### Available data:

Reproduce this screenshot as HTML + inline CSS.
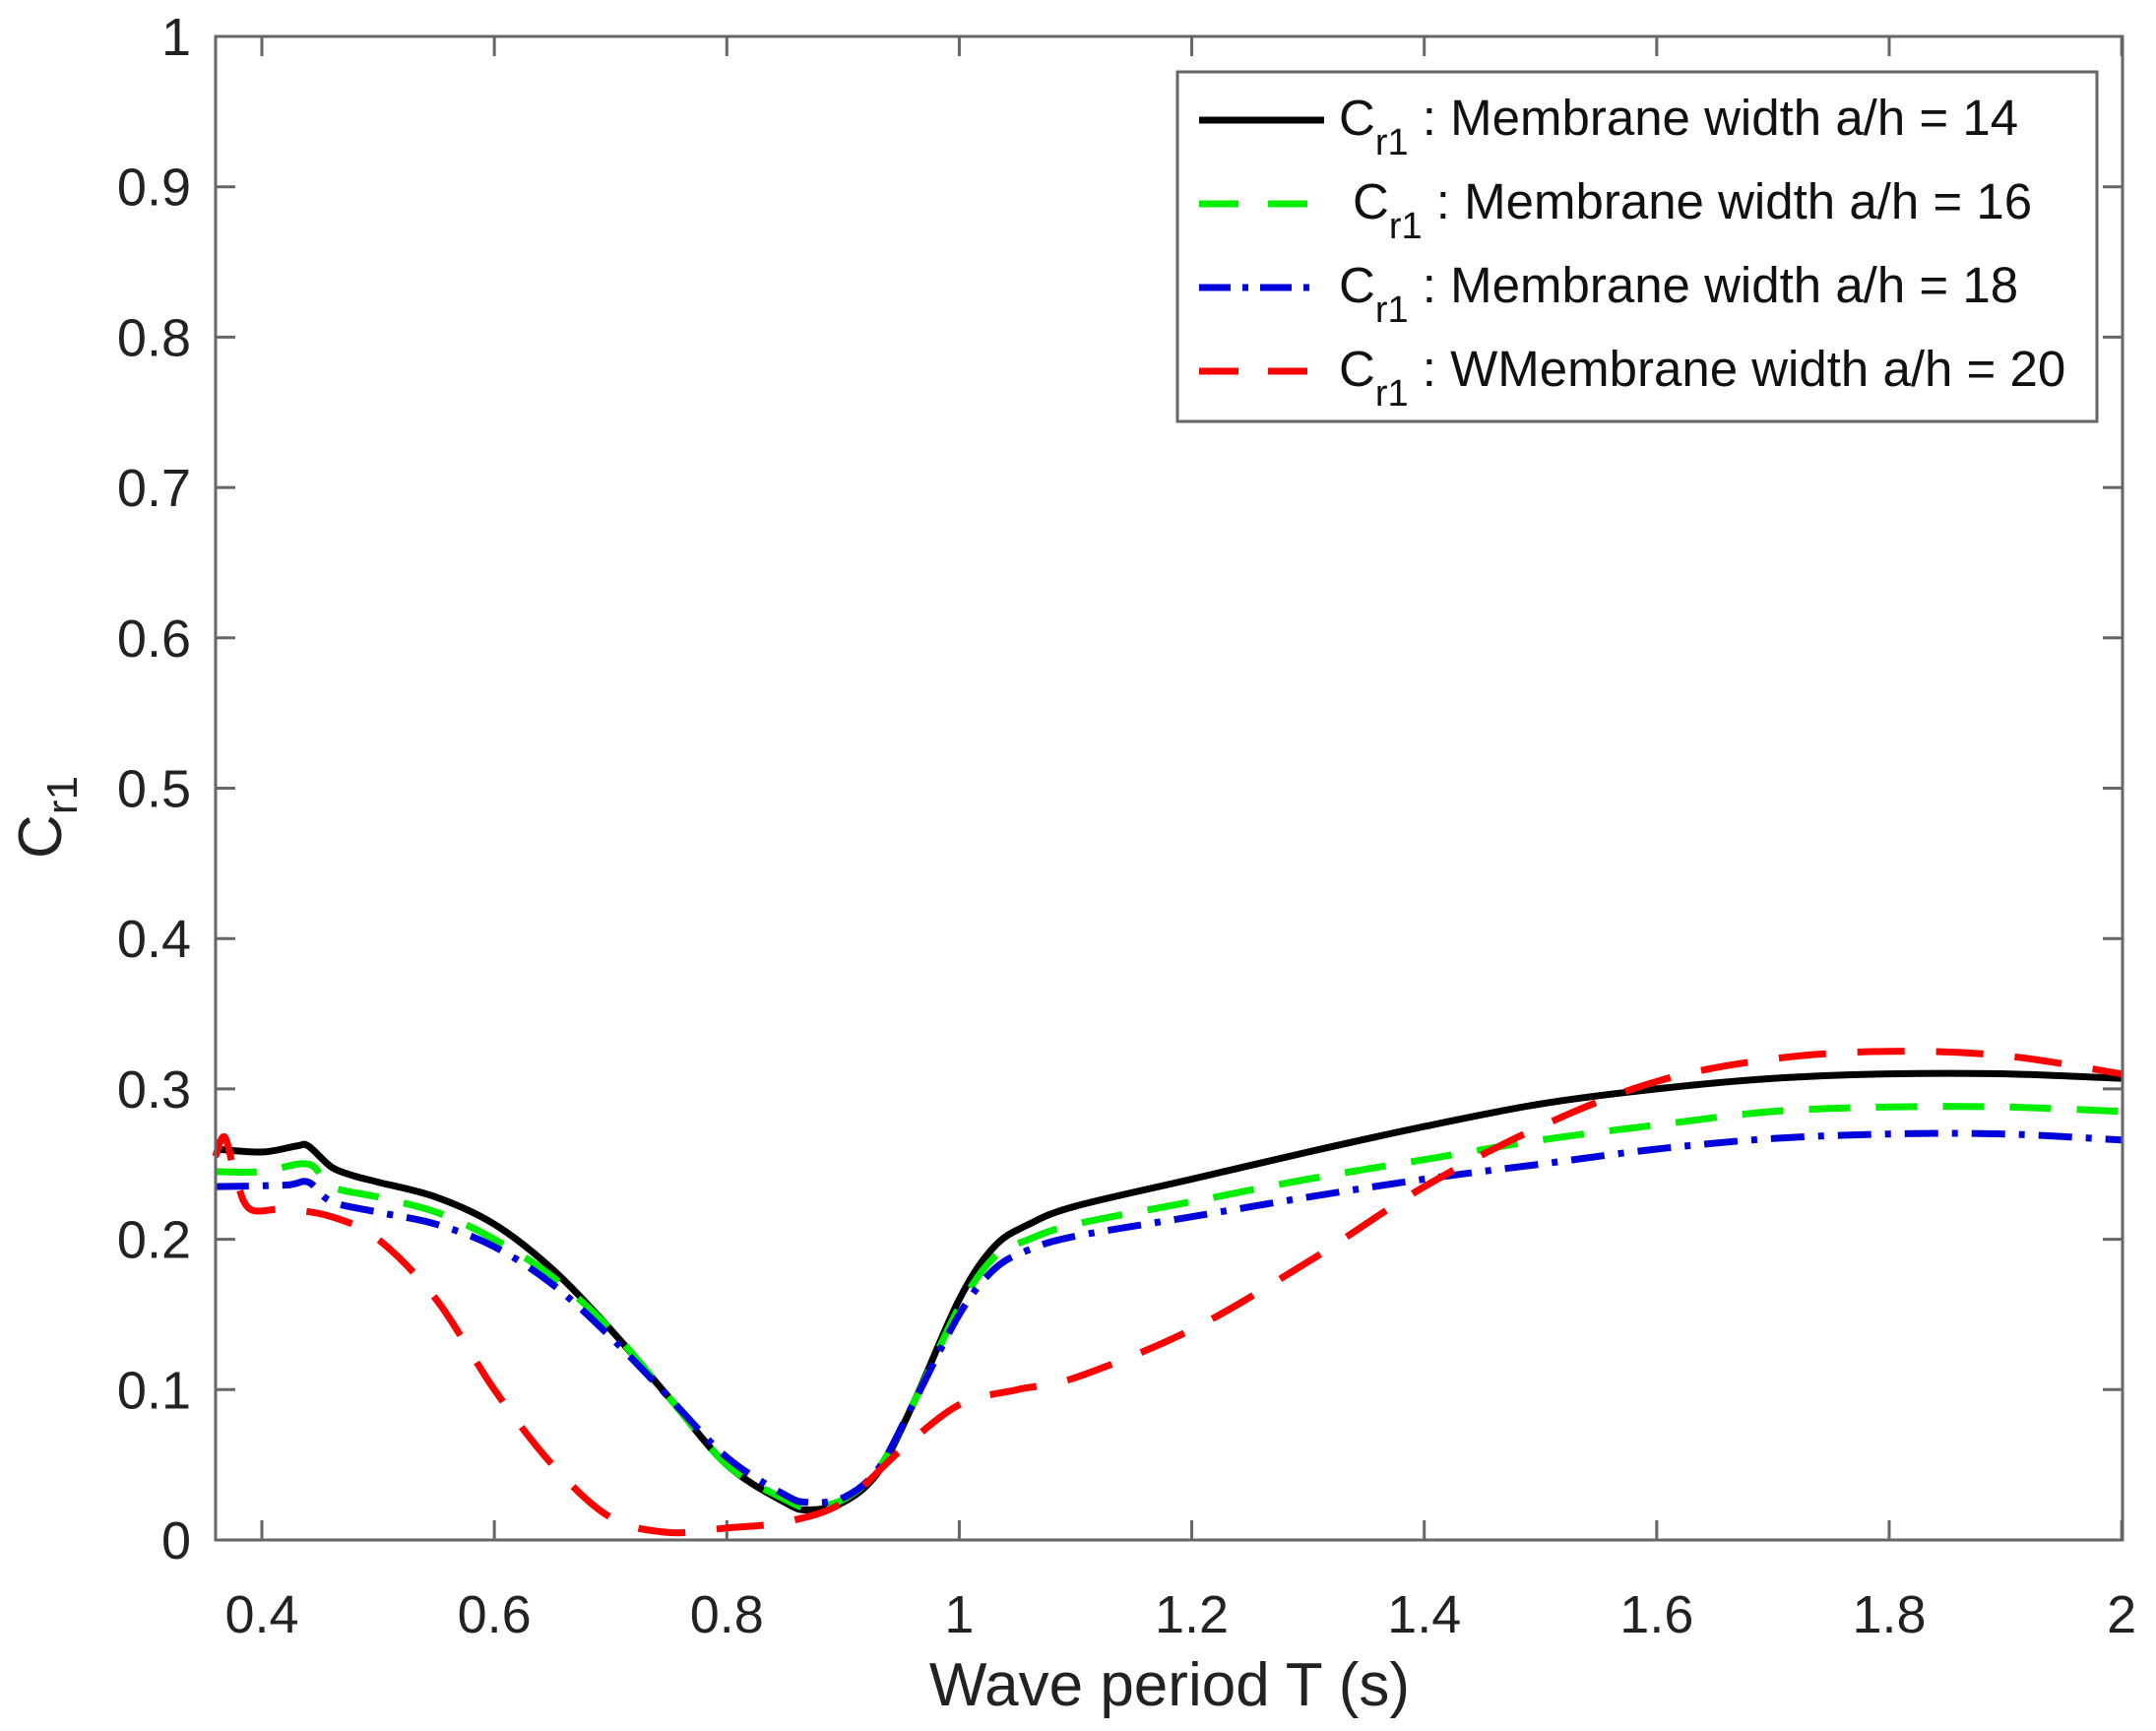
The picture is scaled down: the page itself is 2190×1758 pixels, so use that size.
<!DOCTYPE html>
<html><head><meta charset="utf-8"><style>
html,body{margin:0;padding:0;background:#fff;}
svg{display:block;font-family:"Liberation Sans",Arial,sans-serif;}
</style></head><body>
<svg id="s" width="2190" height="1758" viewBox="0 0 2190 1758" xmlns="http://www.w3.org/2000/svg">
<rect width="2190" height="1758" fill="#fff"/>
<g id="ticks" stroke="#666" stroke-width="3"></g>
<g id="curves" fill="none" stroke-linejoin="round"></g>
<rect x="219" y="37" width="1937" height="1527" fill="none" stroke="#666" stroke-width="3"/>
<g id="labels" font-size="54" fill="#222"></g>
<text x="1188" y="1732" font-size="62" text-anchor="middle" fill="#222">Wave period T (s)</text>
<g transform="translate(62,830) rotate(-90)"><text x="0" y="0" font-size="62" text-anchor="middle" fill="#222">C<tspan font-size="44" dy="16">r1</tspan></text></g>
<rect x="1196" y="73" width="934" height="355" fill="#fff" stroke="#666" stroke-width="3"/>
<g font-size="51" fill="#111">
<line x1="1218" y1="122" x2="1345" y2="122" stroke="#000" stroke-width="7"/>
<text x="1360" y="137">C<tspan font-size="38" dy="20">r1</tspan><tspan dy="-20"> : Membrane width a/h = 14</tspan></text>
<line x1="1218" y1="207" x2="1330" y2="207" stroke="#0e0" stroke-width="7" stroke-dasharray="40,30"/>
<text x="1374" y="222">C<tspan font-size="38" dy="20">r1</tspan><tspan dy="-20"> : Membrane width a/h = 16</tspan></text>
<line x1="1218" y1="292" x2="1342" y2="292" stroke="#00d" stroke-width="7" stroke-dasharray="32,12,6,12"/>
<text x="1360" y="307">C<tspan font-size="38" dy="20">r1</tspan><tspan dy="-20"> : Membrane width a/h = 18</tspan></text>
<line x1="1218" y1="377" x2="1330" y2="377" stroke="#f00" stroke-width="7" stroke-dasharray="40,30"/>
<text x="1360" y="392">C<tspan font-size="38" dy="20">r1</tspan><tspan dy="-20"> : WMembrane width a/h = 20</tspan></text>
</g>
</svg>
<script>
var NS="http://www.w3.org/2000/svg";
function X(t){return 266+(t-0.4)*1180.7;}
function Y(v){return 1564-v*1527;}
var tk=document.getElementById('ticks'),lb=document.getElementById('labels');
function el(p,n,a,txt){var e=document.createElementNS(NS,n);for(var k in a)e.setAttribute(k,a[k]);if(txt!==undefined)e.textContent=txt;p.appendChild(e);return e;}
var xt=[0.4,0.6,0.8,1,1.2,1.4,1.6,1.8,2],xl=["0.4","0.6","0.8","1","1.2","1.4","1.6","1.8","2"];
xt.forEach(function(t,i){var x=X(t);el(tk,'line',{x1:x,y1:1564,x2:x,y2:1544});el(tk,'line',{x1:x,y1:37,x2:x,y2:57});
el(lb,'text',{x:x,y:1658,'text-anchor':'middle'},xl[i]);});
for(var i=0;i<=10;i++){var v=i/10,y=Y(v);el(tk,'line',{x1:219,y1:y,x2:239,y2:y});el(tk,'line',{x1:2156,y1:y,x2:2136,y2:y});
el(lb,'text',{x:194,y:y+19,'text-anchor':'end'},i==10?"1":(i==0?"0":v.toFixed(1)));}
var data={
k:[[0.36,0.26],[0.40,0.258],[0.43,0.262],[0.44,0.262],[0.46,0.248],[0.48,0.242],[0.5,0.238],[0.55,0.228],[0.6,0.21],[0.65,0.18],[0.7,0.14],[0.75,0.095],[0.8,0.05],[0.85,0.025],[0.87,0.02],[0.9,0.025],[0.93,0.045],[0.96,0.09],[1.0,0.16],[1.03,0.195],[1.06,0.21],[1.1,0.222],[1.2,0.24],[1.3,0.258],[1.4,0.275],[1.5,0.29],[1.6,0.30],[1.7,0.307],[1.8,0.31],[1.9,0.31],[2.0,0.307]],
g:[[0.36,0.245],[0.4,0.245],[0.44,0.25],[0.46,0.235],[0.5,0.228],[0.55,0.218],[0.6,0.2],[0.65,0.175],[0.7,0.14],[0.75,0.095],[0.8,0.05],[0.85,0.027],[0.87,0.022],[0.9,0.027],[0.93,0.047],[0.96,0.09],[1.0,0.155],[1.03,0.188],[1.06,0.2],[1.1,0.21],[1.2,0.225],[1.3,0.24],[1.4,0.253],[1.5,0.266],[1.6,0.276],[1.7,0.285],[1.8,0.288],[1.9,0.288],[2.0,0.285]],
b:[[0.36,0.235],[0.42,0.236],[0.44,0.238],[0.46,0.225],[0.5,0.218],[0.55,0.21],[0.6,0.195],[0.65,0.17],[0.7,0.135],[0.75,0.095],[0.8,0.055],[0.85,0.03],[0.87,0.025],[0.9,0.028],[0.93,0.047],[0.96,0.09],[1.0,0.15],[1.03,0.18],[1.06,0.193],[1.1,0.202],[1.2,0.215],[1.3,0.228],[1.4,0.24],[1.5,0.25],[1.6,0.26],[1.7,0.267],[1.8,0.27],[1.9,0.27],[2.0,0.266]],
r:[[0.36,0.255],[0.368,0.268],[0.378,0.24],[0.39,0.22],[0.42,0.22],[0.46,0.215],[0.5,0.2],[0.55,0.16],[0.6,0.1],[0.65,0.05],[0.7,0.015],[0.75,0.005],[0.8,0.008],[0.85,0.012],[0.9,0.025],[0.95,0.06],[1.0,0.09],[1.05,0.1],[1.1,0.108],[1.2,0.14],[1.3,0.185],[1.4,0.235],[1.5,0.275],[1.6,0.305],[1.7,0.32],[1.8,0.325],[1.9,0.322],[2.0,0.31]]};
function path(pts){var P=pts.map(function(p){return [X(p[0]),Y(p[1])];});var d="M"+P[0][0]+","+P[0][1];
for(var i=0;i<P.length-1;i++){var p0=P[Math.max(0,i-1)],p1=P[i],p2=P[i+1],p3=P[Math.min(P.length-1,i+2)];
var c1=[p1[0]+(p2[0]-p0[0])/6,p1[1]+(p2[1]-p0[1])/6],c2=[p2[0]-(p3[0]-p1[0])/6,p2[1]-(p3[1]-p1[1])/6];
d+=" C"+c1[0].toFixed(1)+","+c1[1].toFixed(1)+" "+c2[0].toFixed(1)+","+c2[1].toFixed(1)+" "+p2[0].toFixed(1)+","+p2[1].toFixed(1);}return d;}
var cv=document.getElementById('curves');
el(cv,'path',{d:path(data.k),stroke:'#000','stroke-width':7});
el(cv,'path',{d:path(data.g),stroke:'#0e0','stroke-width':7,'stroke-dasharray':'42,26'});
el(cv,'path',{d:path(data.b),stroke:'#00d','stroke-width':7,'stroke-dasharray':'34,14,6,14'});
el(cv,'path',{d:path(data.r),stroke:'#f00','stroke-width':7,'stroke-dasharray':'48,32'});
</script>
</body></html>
* * *
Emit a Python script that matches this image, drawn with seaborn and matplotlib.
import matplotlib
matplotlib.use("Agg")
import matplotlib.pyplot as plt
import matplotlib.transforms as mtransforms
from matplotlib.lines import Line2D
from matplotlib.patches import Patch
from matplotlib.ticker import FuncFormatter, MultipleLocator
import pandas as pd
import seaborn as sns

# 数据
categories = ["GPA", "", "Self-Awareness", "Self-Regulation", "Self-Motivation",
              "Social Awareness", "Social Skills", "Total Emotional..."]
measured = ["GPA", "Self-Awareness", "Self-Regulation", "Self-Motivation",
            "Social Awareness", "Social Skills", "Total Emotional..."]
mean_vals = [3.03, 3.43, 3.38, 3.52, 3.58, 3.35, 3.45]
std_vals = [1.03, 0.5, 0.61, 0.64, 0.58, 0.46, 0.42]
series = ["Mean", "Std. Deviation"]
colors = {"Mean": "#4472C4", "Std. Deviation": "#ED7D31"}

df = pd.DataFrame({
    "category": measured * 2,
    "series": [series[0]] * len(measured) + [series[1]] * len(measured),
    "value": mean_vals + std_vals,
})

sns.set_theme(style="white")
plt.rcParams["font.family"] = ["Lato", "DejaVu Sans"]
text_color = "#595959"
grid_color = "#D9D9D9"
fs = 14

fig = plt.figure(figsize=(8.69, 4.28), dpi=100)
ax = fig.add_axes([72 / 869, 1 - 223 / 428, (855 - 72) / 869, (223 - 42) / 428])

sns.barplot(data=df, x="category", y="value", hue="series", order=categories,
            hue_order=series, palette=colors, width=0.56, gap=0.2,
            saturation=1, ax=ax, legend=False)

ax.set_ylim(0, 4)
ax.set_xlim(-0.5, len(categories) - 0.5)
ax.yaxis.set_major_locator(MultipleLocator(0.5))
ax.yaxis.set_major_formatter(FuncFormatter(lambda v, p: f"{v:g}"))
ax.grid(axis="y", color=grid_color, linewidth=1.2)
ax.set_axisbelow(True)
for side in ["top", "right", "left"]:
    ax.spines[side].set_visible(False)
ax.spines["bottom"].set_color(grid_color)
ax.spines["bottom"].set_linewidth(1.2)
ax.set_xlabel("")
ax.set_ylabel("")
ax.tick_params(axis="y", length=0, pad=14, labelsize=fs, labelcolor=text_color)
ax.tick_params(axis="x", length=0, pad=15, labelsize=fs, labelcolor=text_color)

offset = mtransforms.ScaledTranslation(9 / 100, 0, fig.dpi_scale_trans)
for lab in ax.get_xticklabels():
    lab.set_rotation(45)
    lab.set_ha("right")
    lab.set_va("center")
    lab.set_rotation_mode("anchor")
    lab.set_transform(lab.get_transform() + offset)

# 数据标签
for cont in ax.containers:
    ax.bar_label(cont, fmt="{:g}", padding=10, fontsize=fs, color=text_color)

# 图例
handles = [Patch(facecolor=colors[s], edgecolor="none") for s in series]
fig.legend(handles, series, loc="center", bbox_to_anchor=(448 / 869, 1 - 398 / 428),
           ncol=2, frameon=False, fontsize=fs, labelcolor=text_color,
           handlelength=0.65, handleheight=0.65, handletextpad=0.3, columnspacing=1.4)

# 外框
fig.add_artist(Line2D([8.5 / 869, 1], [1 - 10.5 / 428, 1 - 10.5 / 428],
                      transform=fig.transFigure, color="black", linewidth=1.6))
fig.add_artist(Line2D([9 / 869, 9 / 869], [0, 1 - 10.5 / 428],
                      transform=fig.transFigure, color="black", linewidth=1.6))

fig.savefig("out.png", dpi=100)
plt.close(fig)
--
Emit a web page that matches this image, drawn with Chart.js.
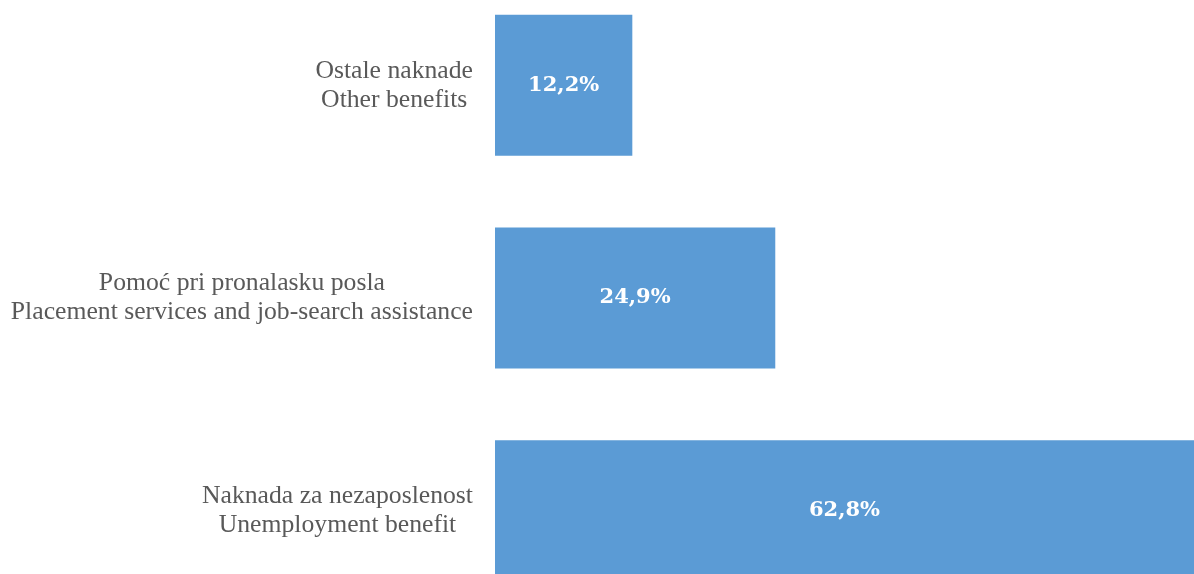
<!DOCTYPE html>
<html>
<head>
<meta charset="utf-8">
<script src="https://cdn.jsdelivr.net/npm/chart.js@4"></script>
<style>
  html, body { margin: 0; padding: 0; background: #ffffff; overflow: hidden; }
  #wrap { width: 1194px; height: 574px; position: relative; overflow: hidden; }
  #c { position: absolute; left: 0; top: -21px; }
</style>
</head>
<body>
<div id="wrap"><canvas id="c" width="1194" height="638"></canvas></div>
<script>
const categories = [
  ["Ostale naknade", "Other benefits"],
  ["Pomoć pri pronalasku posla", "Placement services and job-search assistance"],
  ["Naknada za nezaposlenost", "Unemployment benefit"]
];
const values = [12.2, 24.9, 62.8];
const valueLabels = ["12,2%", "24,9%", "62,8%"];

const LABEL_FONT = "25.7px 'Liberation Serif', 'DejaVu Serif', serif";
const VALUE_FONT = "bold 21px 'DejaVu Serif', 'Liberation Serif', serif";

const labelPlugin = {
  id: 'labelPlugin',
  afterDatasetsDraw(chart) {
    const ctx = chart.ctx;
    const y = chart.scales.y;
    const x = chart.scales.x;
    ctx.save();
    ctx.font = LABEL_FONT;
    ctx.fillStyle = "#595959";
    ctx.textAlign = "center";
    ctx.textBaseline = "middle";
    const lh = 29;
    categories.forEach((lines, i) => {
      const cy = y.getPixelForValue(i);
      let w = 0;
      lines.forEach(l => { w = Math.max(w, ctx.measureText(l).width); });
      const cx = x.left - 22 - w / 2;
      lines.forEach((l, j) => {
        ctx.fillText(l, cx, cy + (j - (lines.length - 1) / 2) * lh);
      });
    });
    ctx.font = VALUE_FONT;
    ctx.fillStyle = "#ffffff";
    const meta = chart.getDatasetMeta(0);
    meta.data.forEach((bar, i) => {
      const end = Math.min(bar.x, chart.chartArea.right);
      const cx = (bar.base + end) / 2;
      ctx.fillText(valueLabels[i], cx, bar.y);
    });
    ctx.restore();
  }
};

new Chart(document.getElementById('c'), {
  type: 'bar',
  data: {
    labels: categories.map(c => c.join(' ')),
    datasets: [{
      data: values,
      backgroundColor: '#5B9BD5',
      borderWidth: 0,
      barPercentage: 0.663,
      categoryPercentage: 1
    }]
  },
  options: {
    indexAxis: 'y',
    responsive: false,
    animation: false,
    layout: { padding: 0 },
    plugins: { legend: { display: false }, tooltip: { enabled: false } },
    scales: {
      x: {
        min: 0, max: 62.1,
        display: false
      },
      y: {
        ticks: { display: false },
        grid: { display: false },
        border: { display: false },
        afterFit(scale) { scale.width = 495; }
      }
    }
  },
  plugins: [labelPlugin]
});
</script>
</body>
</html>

### Task statement:
Pick out, from the lines above, every one that contains the string "matplotlib".

### Response to this task:
Emit a Python script that matches this image, drawn with seaborn and matplotlib.
import matplotlib
matplotlib.use("Agg")
import matplotlib.pyplot as plt
import matplotlib.transforms as mtransforms
from matplotlib.lines import Line2D
from matplotlib.patches import Patch
from matplotlib.ticker import FuncFormatter, MultipleLocator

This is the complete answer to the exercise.